→ Data rows:
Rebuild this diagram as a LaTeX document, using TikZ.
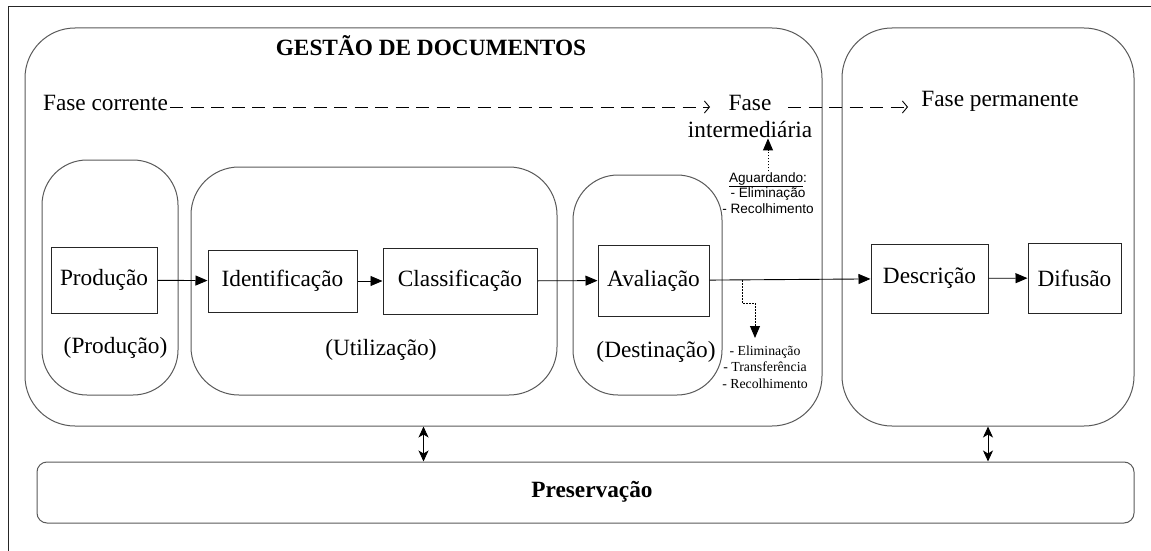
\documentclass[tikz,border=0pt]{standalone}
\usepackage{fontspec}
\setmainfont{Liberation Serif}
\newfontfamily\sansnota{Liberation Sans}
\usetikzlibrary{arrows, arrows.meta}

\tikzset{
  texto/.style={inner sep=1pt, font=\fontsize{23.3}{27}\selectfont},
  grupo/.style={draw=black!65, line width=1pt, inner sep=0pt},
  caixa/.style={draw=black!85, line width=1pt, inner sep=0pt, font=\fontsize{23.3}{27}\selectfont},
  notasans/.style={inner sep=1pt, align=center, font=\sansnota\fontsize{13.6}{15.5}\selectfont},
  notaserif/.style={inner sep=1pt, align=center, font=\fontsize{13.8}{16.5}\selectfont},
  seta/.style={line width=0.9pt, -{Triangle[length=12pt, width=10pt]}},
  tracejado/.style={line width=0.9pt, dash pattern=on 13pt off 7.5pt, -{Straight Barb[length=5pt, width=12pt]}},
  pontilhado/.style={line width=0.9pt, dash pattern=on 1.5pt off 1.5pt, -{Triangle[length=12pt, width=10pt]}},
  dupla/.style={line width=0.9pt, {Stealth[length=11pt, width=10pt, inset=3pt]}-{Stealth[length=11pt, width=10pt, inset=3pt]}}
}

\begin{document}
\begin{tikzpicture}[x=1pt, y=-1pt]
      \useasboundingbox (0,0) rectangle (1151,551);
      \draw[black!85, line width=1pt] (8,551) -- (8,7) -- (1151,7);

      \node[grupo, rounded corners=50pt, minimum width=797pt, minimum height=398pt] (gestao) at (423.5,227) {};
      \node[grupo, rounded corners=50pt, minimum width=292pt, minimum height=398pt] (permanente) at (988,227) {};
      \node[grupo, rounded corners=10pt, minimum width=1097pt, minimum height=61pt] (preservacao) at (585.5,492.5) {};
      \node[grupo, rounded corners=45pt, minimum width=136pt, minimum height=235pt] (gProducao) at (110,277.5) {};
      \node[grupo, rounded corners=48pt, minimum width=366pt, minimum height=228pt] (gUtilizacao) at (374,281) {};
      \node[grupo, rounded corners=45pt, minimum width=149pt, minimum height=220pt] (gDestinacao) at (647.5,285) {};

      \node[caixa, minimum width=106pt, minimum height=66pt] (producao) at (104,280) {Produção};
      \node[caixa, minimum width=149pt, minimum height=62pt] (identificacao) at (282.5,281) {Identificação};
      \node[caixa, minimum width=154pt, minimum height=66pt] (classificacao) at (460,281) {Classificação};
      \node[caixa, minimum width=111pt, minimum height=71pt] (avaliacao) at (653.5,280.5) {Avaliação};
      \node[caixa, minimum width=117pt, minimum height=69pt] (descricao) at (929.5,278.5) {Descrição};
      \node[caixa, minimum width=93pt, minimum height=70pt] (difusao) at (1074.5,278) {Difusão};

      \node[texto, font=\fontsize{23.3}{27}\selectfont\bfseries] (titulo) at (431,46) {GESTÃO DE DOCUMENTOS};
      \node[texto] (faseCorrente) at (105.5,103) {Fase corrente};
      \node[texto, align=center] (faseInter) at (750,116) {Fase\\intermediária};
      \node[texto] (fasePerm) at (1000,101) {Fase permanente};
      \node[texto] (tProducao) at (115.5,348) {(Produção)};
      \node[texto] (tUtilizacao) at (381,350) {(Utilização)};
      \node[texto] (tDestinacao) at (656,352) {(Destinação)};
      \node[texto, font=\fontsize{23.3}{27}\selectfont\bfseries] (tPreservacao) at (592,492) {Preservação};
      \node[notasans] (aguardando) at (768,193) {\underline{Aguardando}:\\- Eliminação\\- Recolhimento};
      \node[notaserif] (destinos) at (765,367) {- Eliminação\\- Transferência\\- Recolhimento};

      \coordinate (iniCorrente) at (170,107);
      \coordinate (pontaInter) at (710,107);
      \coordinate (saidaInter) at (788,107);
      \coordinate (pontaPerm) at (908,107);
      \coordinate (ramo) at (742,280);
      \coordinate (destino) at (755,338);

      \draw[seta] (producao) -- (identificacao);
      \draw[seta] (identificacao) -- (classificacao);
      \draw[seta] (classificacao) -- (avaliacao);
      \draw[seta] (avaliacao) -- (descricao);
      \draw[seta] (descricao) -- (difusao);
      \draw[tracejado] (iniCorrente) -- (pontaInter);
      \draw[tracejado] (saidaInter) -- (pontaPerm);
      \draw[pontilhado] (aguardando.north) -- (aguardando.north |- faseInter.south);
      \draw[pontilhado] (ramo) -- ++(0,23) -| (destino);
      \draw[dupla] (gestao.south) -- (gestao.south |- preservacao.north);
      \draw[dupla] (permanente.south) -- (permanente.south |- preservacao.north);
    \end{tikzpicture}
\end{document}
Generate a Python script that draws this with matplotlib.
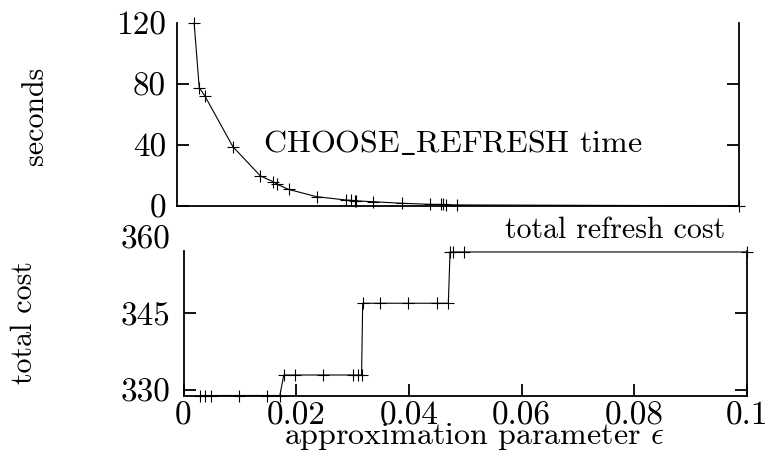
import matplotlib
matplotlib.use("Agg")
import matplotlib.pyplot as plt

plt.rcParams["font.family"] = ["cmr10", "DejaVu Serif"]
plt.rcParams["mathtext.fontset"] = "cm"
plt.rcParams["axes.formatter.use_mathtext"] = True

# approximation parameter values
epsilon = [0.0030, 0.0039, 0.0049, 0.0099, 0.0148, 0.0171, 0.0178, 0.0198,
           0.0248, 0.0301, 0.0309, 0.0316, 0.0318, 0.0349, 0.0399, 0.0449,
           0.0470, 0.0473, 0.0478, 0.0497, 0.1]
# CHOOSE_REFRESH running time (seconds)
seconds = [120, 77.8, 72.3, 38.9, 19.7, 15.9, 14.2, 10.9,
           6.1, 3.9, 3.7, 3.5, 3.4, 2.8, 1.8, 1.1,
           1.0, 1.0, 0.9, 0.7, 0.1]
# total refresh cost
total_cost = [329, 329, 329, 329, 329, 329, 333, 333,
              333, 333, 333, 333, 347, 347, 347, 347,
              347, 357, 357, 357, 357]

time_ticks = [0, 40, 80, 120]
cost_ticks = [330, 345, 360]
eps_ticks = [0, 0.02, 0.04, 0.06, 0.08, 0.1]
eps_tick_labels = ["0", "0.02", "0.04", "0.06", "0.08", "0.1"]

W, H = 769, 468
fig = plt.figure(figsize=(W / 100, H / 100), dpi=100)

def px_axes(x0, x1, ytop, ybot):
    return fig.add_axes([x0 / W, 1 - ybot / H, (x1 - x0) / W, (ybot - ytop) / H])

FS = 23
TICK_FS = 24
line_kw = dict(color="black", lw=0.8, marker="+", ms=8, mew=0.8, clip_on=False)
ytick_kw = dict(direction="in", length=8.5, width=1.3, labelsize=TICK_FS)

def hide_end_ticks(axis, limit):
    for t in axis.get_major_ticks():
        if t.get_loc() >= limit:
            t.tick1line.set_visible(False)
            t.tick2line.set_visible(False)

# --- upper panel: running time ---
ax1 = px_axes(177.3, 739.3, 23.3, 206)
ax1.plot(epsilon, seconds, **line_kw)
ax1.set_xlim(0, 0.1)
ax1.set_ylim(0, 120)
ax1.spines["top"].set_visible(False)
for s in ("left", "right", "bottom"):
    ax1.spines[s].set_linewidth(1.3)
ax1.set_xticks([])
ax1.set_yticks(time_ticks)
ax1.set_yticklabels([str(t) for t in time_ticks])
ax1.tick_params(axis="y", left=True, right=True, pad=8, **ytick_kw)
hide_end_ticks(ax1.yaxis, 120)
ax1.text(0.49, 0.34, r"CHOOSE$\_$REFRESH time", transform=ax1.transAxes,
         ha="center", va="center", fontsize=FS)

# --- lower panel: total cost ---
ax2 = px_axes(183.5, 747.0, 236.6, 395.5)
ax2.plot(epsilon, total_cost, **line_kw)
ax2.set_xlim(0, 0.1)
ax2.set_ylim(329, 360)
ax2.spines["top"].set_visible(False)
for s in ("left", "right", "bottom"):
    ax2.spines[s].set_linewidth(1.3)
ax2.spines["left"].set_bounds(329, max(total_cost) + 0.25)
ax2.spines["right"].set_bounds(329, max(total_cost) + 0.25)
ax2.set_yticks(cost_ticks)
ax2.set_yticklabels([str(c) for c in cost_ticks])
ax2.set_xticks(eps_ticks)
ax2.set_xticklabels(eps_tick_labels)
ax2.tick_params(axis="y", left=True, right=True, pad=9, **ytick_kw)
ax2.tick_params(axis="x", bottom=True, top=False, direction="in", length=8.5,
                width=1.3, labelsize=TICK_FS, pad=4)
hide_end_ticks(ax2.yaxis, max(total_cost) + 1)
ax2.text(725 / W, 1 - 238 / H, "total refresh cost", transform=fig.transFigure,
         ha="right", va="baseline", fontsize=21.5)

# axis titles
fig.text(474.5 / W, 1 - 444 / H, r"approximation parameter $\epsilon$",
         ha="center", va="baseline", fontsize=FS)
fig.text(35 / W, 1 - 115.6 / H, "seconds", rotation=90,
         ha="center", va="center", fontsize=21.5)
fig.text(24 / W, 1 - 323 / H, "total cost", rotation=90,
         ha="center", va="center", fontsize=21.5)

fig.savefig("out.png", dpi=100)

→ Required work:
Starting at the first line of the records above, set down each line exactly through the one that holds "(8,7) -- (1151,7);". Omit pictures.

→ Solution to this task:
Rebuild this diagram as a LaTeX document, using TikZ.
\documentclass[tikz,border=0pt]{standalone}
\usepackage{fontspec}
\setmainfont{Liberation Serif}
\newfontfamily\sansnota{Liberation Sans}
\usetikzlibrary{arrows, arrows.meta}

\tikzset{
  texto/.style={inner sep=1pt, font=\fontsize{23.3}{27}\selectfont},
  grupo/.style={draw=black!65, line width=1pt, inner sep=0pt},
  caixa/.style={draw=black!85, line width=1pt, inner sep=0pt, font=\fontsize{23.3}{27}\selectfont},
  notasans/.style={inner sep=1pt, align=center, font=\sansnota\fontsize{13.6}{15.5}\selectfont},
  notaserif/.style={inner sep=1pt, align=center, font=\fontsize{13.8}{16.5}\selectfont},
  seta/.style={line width=0.9pt, -{Triangle[length=12pt, width=10pt]}},
  tracejado/.style={line width=0.9pt, dash pattern=on 13pt off 7.5pt, -{Straight Barb[length=5pt, width=12pt]}},
  pontilhado/.style={line width=0.9pt, dash pattern=on 1.5pt off 1.5pt, -{Triangle[length=12pt, width=10pt]}},
  dupla/.style={line width=0.9pt, {Stealth[length=11pt, width=10pt, inset=3pt]}-{Stealth[length=11pt, width=10pt, inset=3pt]}}
}

\begin{document}
\begin{tikzpicture}[x=1pt, y=-1pt]
      \useasboundingbox (0,0) rectangle (1151,551);
      \draw[black!85, line width=1pt] (8,551) -- (8,7) -- (1151,7);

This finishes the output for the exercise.